A new law hitting the books today that allows the state to keep detailed information about long-gun purchases doesn't sit well with Ryan Pipkin.
The Cotati hunter values his privacy and doesn't want the government to know what guns he keeps, much less their makes, models or serial numbers.
So with just hours to spare, Pipkin dropped by Sportsmans Arms in Petaluma on New Year's Eve and ordered parts to build two AR-15 rifles. If the popular firearm is ever outlawed, no one will try to confiscate them from him, he says.
“I don't want to be on any list,” said Pipkin, 26, as he filled out paperwork at the checkout counter. “No one does. I pay my taxes and that's it. That's all they need to know.”

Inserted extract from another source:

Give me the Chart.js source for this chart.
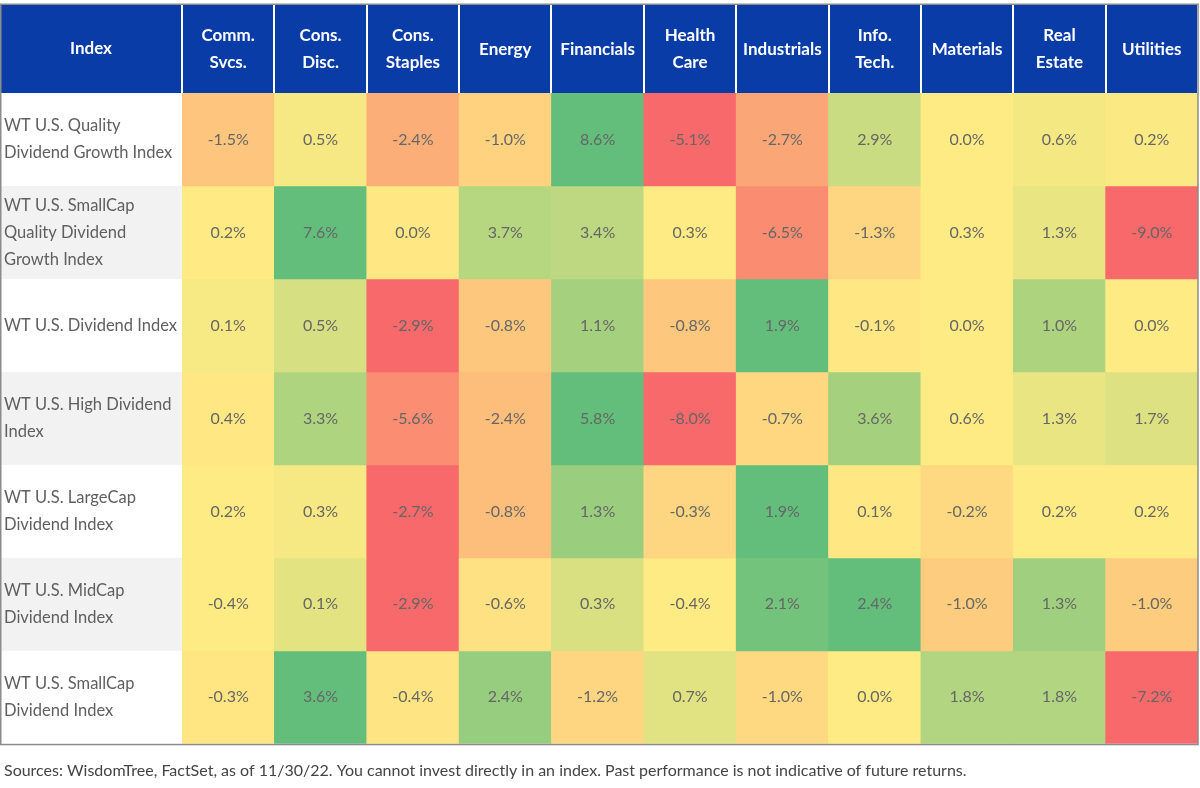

Pipkin was one of many people who crowded into North Coast gun shops at the 11th hour in anticipation of a new law that some fear chips away at their right to bear arms.
As of Jan. 1, the state Department of Justice will for the first time ever collect information about shotgun and rifle purchases and maintain it in a computer database.
In the past, details such as make, model and serial number were destroyed after five days. Only handgun purchases were permanently recorded.
But supporters said that left a huge gap in the law and proposed AB809 to bring “much-needed uniformity,” treating long-barreled firearms more like handguns.
Co-sponsors from the San Francisco-based Law Center to Prevent Gun Violence called it “critical” for tracing guns found at crime scenes. Also, the group said it will help police take guns from convicted felons, the mentally ill or others who are not permitted to have them.
Despite the notoriety of handguns, long guns factor in many crimes, the center said.